EXERCISE:
Would you copy out the whole listing exactly as given?

-- Start DATA LINES --

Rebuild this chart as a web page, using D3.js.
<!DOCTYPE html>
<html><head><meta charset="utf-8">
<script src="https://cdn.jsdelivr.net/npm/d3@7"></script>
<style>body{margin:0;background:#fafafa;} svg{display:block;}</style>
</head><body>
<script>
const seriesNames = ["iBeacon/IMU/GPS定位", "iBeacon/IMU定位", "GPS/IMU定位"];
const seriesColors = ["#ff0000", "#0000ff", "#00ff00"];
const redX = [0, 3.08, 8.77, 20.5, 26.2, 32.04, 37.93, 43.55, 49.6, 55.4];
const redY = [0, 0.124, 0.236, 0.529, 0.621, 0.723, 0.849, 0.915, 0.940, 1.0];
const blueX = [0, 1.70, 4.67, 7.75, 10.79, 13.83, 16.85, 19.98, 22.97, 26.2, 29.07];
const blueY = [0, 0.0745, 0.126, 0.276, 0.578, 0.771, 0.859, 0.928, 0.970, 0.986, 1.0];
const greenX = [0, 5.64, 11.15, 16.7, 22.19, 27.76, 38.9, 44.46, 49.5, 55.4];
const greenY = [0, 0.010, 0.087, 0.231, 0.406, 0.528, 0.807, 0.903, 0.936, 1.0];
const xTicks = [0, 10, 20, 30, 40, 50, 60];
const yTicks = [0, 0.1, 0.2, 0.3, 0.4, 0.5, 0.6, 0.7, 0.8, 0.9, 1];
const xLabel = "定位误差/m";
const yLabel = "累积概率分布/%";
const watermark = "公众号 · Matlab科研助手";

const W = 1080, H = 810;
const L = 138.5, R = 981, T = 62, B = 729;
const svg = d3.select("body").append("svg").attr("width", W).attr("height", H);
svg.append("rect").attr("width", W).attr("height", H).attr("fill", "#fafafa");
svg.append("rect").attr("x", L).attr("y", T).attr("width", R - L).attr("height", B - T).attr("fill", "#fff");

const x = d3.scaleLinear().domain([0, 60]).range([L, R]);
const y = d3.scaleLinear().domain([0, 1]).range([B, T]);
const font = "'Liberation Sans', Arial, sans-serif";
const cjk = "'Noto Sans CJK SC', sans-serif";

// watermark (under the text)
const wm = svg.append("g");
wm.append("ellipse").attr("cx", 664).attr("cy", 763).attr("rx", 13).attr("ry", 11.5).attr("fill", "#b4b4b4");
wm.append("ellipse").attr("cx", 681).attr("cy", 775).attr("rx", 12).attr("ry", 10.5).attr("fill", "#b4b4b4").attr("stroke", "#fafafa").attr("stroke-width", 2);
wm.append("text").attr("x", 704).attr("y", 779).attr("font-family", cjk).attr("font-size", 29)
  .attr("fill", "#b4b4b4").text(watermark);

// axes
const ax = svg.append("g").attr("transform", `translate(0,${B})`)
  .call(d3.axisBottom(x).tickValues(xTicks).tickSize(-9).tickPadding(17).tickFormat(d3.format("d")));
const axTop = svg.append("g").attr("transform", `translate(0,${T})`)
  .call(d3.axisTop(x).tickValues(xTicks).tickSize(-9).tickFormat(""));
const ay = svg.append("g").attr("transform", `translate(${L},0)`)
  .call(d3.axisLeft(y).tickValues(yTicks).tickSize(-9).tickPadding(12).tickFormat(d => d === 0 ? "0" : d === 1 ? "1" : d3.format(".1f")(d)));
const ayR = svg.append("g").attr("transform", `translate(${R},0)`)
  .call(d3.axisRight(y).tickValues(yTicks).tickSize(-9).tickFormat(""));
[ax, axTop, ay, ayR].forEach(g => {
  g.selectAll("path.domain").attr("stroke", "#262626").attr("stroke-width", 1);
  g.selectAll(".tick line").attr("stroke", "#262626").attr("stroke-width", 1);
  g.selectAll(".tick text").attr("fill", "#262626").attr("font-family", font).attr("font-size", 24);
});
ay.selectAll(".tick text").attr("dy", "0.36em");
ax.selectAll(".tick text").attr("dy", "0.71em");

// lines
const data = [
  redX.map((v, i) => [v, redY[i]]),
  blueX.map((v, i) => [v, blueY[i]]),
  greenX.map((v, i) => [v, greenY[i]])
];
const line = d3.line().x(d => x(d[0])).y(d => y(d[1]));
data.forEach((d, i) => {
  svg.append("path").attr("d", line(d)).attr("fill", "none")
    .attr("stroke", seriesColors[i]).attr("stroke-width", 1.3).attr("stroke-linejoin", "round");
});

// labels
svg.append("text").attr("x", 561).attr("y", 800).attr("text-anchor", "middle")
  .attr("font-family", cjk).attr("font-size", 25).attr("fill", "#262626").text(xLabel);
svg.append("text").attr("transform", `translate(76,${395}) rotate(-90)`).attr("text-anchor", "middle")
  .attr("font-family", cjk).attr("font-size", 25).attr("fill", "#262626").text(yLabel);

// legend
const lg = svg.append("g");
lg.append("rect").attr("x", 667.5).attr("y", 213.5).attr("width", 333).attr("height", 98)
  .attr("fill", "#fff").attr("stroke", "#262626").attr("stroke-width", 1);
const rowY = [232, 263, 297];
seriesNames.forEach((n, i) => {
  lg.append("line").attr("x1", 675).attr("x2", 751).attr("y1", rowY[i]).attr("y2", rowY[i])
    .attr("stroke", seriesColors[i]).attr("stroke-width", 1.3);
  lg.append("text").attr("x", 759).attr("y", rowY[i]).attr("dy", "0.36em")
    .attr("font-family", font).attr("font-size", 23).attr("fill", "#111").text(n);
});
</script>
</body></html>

-- End DATA LINES --

EXPECTED OUTPUT:
Rebuild this chart as a web page, using D3.js.
<!DOCTYPE html>
<html><head><meta charset="utf-8">
<script src="https://cdn.jsdelivr.net/npm/d3@7"></script>
<style>body{margin:0;background:#fafafa;} svg{display:block;}</style>
</head><body>
<script>
const seriesNames = ["iBeacon/IMU/GPS定位", "iBeacon/IMU定位", "GPS/IMU定位"];
const seriesColors = ["#ff0000", "#0000ff", "#00ff00"];
const redX = [0, 3.08, 8.77, 20.5, 26.2, 32.04, 37.93, 43.55, 49.6, 55.4];
const redY = [0, 0.124, 0.236, 0.529, 0.621, 0.723, 0.849, 0.915, 0.940, 1.0];
const blueX = [0, 1.70, 4.67, 7.75, 10.79, 13.83, 16.85, 19.98, 22.97, 26.2, 29.07];
const blueY = [0, 0.0745, 0.126, 0.276, 0.578, 0.771, 0.859, 0.928, 0.970, 0.986, 1.0];
const greenX = [0, 5.64, 11.15, 16.7, 22.19, 27.76, 38.9, 44.46, 49.5, 55.4];
const greenY = [0, 0.010, 0.087, 0.231, 0.406, 0.528, 0.807, 0.903, 0.936, 1.0];
const xTicks = [0, 10, 20, 30, 40, 50, 60];
const yTicks = [0, 0.1, 0.2, 0.3, 0.4, 0.5, 0.6, 0.7, 0.8, 0.9, 1];
const xLabel = "定位误差/m";
const yLabel = "累积概率分布/%";
const watermark = "公众号 · Matlab科研助手";

const W = 1080, H = 810;
const L = 138.5, R = 981, T = 62, B = 729;
const svg = d3.select("body").append("svg").attr("width", W).attr("height", H);
svg.append("rect").attr("width", W).attr("height", H).attr("fill", "#fafafa");
svg.append("rect").attr("x", L).attr("y", T).attr("width", R - L).attr("height", B - T).attr("fill", "#fff");

const x = d3.scaleLinear().domain([0, 60]).range([L, R]);
const y = d3.scaleLinear().domain([0, 1]).range([B, T]);
const font = "'Liberation Sans', Arial, sans-serif";
const cjk = "'Noto Sans CJK SC', sans-serif";

// watermark (under the text)
const wm = svg.append("g");
wm.append("ellipse").attr("cx", 664).attr("cy", 763).attr("rx", 13).attr("ry", 11.5).attr("fill", "#b4b4b4");
wm.append("ellipse").attr("cx", 681).attr("cy", 775).attr("rx", 12).attr("ry", 10.5).attr("fill", "#b4b4b4").attr("stroke", "#fafafa").attr("stroke-width", 2);
wm.append("text").attr("x", 704).attr("y", 779).attr("font-family", cjk).attr("font-size", 29)
  .attr("fill", "#b4b4b4").text(watermark);

// axes
const ax = svg.append("g").attr("transform", `translate(0,${B})`)
  .call(d3.axisBottom(x).tickValues(xTicks).tickSize(-9).tickPadding(17).tickFormat(d3.format("d")));
const axTop = svg.append("g").attr("transform", `translate(0,${T})`)
  .call(d3.axisTop(x).tickValues(xTicks).tickSize(-9).tickFormat(""));
const ay = svg.append("g").attr("transform", `translate(${L},0)`)
  .call(d3.axisLeft(y).tickValues(yTicks).tickSize(-9).tickPadding(12).tickFormat(d => d === 0 ? "0" : d === 1 ? "1" : d3.format(".1f")(d)));
const ayR = svg.append("g").attr("transform", `translate(${R},0)`)
  .call(d3.axisRight(y).tickValues(yTicks).tickSize(-9).tickFormat(""));
[ax, axTop, ay, ayR].forEach(g => {
  g.selectAll("path.domain").attr("stroke", "#262626").attr("stroke-width", 1);
  g.selectAll(".tick line").attr("stroke", "#262626").attr("stroke-width", 1);
  g.selectAll(".tick text").attr("fill", "#262626").attr("font-family", font).attr("font-size", 24);
});
ay.selectAll(".tick text").attr("dy", "0.36em");
ax.selectAll(".tick text").attr("dy", "0.71em");

// lines
const data = [
  redX.map((v, i) => [v, redY[i]]),
  blueX.map((v, i) => [v, blueY[i]]),
  greenX.map((v, i) => [v, greenY[i]])
];
const line = d3.line().x(d => x(d[0])).y(d => y(d[1]));
data.forEach((d, i) => {
  svg.append("path").attr("d", line(d)).attr("fill", "none")
    .attr("stroke", seriesColors[i]).attr("stroke-width", 1.3).attr("stroke-linejoin", "round");
});

// labels
svg.append("text").attr("x", 561).attr("y", 800).attr("text-anchor", "middle")
  .attr("font-family", cjk).attr("font-size", 25).attr("fill", "#262626").text(xLabel);
svg.append("text").attr("transform", `translate(76,${395}) rotate(-90)`).attr("text-anchor", "middle")
  .attr("font-family", cjk).attr("font-size", 25).attr("fill", "#262626").text(yLabel);

// legend
const lg = svg.append("g");
lg.append("rect").attr("x", 667.5).attr("y", 213.5).attr("width", 333).attr("height", 98)
  .attr("fill", "#fff").attr("stroke", "#262626").attr("stroke-width", 1);
const rowY = [232, 263, 297];
seriesNames.forEach((n, i) => {
  lg.append("line").attr("x1", 675).attr("x2", 751).attr("y1", rowY[i]).attr("y2", rowY[i])
    .attr("stroke", seriesColors[i]).attr("stroke-width", 1.3);
  lg.append("text").attr("x", 759).attr("y", rowY[i]).attr("dy", "0.36em")
    .attr("font-family", font).attr("font-size", 23).attr("fill", "#111").text(n);
});
</script>
</body></html>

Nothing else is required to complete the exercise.